Now some observers suggest that pattern of decline and the loss of leadership, while it may have accelerated with the presidency of Donald Trump, actually has been apparent for some time.  Christopher Layne, and others, have been attracted by the consequences of a rising power, most evidently China:     

Writing in the Financial Times, former Treasury Secretary Lawrence Summers said that London’s AIIB decision and its aftermath “may be remembered as the moment the United States lost its role as the underwriter of the global economic system.”

 

Summers was both right and wrong. The U.S. role as the hegemonic power in international politics and economics indeed is being challenged. But this did not start when Britain and the others decided to sign-up with the AIIB. America has been slowly, almost imperceptibly, losing its grip on global leadership for some time, and the Great Recession merely accelerated that process. China’s successful launch of the AIIB and its OBOR offspring merely accentuates that process. … Thus while OBOR and the AIIB don’t get the same attention from U.S. grand strategists as does China’s military buildup, they are equally important in signaling the ongoing power transition between the United States and China in East Asia. (Christopher Layne The American Conservative “Is the United States in Decline? August 8, 2017)

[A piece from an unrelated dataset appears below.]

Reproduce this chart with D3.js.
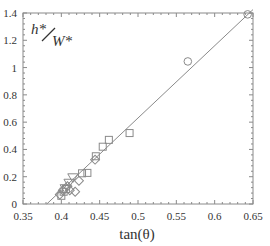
<!DOCTYPE html>
<html lang="en">
<head>
<meta charset="utf-8">
<script src="https://cdn.jsdelivr.net/npm/d3@7"></script>
<style>
  body { margin: 0; background: #fff; }
  text { font-family: "Liberation Serif", "Times New Roman", "DejaVu Serif", serif; fill: #333; }
</style>
</head>
<body>
<script>
// data
var squares = [[0.400, 0.06], [0.403, 0.09], [0.406, 0.11], [0.427, 0.225], [0.434, 0.228],
               [0.445, 0.35], [0.454, 0.42], [0.462, 0.47], [0.489, 0.52]];
var diamonds = [[0.398, 0.07], [0.402, 0.10], [0.408, 0.13], [0.411, 0.10], [0.418, 0.09],
                [0.423, 0.17], [0.444, 0.325]];
var triangles = [[0.405, 0.12], [0.410, 0.16], [0.415, 0.20]];
var circles = [[0.565, 1.045], [0.643, 1.39]];
var fitLine = [[0.381, 0], [0.65, 1.425]];
var xTicks = [0.35, 0.4, 0.45, 0.5, 0.55, 0.6, 0.65];
var yTicks = [0, 0.2, 0.4, 0.6, 0.8, 1, 1.2, 1.4];

var w = 270, h = 246;
var m = {left: 23, right: 17, top: 13, bottom: 42};

var svg = d3.select("body").append("svg")
    .attr("width", w).attr("height", h);

var x = d3.scaleLinear().domain([0.35, 0.65]).range([m.left, w - m.right]);
var y = d3.scaleLinear().domain([0, 1.4]).range([h - m.bottom, m.top]);

var grey = "#8a8a8a";

// frame
svg.append("rect")
    .attr("x", x(0.35)).attr("y", y(1.4))
    .attr("width", x(0.65) - x(0.35)).attr("height", y(0) - y(1.4))
    .attr("fill", "none").attr("stroke", grey).attr("stroke-width", 1);

// inward ticks on all four sides
var xMinor = d3.range(0.35, 0.6501, 0.01);
var yMinor = d3.range(0, 1.4001, 0.04);
function isMajor(v, step) { return Math.abs(v / step - Math.round(v / step)) < 1e-6; }

var tk = svg.append("g").attr("stroke", grey).attr("stroke-width", 1);
xMinor.forEach(function (v) {
  var len = isMajor(v, 0.05) ? 4 : 2;
  tk.append("line").attr("x1", x(v)).attr("x2", x(v)).attr("y1", y(0)).attr("y2", y(0) - len);
  tk.append("line").attr("x1", x(v)).attr("x2", x(v)).attr("y1", y(1.4)).attr("y2", y(1.4) + len);
});
yMinor.forEach(function (v) {
  var len = isMajor(v, 0.2) ? 4 : 2;
  tk.append("line").attr("y1", y(v)).attr("y2", y(v)).attr("x1", x(0.35)).attr("x2", x(0.35) + len);
  tk.append("line").attr("y1", y(v)).attr("y2", y(v)).attr("x1", x(0.65)).attr("x2", x(0.65) - len);
});

// tick labels
svg.append("g").selectAll("text").data(xTicks).enter().append("text")
    .attr("x", function (d) { return x(d); })
    .attr("y", y(0) + 16)
    .attr("text-anchor", "middle")
    .attr("font-size", 11)
    .text(function (d) { return d; });

svg.append("g").selectAll("text").data(yTicks).enter().append("text")
    .attr("x", x(0.35) - 6)
    .attr("y", function (d) { return y(d) + 4; })
    .attr("text-anchor", "end")
    .attr("font-size", 11)
    .text(function (d) { return d; });

// axis title
svg.append("text")
    .attr("x", 137).attr("y", h - 7)
    .attr("text-anchor", "middle").attr("font-size", 15)
    .text("tan(θ)");

// y label inside plot
var lab = svg.append("g").attr("font-style", "italic").attr("font-size", 15);
lab.append("text").attr("x", 31).attr("y", 34).text("h*");
lab.append("line").attr("x1", 42).attr("y1", 41).attr("x2", 55).attr("y2", 28)
    .attr("stroke", "#333").attr("stroke-width", 1.2);
lab.append("text").attr("x", 52).attr("y", 46).text("W*");

// fit line
svg.append("path")
    .attr("d", d3.line().x(function (d) { return x(d[0]); }).y(function (d) { return y(d[1]); })(fitLine))
    .attr("fill", "none").attr("stroke", grey).attr("stroke-width", 1);

// markers
var pts = svg.append("g").attr("fill", "none").attr("stroke", grey).attr("stroke-width", 1);
pts.selectAll(".sq").data(squares).enter().append("rect")
    .attr("x", function (d) { return x(d[0]) - 3.5; })
    .attr("y", function (d) { return y(d[1]) - 3.5; })
    .attr("width", 7).attr("height", 7);
pts.selectAll(".dm").data(diamonds).enter().append("path")
    .attr("d", d3.symbol().type(d3.symbolSquare).size(40))
    .attr("transform", function (d) { return "translate(" + x(d[0]) + "," + y(d[1]) + ") rotate(45)"; });
pts.selectAll(".tr").data(triangles).enter().append("path")
    .attr("d", d3.symbol().type(d3.symbolTriangle).size(44))
    .attr("transform", function (d) { return "translate(" + x(d[0]) + "," + y(d[1]) + ") rotate(180)"; });
pts.selectAll(".ci").data(circles).enter().append("circle")
    .attr("cx", function (d) { return x(d[0]); })
    .attr("cy", function (d) { return y(d[1]); })
    .attr("r", 3.8);
</script>
</body>
</html>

But the degree of dismantling is far beyond previous behavior.  It is not just that US power has declined, and other centers of power have emerged in a growing multilateralism – this is active destruction of the liberal international order. And while it is unquestionable that that geopolitical tensions have increased and China, in particular has grown powerful, both militarily and economically, and as Xi JInping has remarked at his opening speech to the 19th Party Congress – the unveiling of a ‘strong power’ or a ‘great power’. Yet in the international system, China remains, at least for now, a follower and not yet a leader. The realists are determined to see Chinese and Russian actions, combined with Trump’s erratic leadership, as the end of the liberal international order and the emergence, or a return if you like, of a great power ‘spheres of influence’ world order. Let’s hope not.   

Philip Stephens  of the FT  possibly has described America’s current leadership role best in his review of a recent book by two American historians examining ‘America First’:

The postwar international order — the framework of rules, alliances and institutions that, in broad terms, has kept the peace since 1945 — will not be so readily rescued from Trump’s foreign policy. The liberal internationalism that has defined the west has been rooted both in American power and in a shared commitment to freedom, democracy and the rule of law. This president disdains at once US global leadership and the essential values that have underwritten it. …  To identify shards of consistency, however, is not to imbue Trump’s approach with logic or wisdom. Less than a year into his presidency, he now looks out at a world in which America’s standing has never been lower. By disdaining alliances he has weakened the US. By courting Putin he has damaged US interests. Washington is seen by friends and enemies alike as unpredictable and untrustworthy. Trump can rail against globalism but he cannot undo the reality that America’s security and prosperity is intimately tied to the international order he disparages.

The last sentence is particularly pertinent.  The global governance system is built on a highly interdependent world – economic and political, both for good and for ill.  In the face of active dismantling by the Great Dismantler’ what can be done? We start with patience, I’m afraid.  It is evident that the President is instinctive and transactional in his dealings, so the best, possibly the only approach, is to remain committed to the liberal international order principles built around open markets, rule of law and a commitment to a process of democratization for all. It gets the ‘blood to flow’  when one contemplates the notion of rising up defending one’s sovereign rights and walking away from the table.  But that won’t work, whether its the NAFTA table, the NATO table, the G20 leaders table, or any other table.  Leaders will be called on to continue act in concert with, or more likely, without Trump. They need to keep the ship steaming forward, if at a much slower pace.

And meanwhile all leaders, certainly in the established countries, but not just here, need to attend to their national economies.  The income inequality and wealth inequality gaps must be reduced or the politics of Trump, or the particular country equivalent,  will only grow and the dismantling will not stop.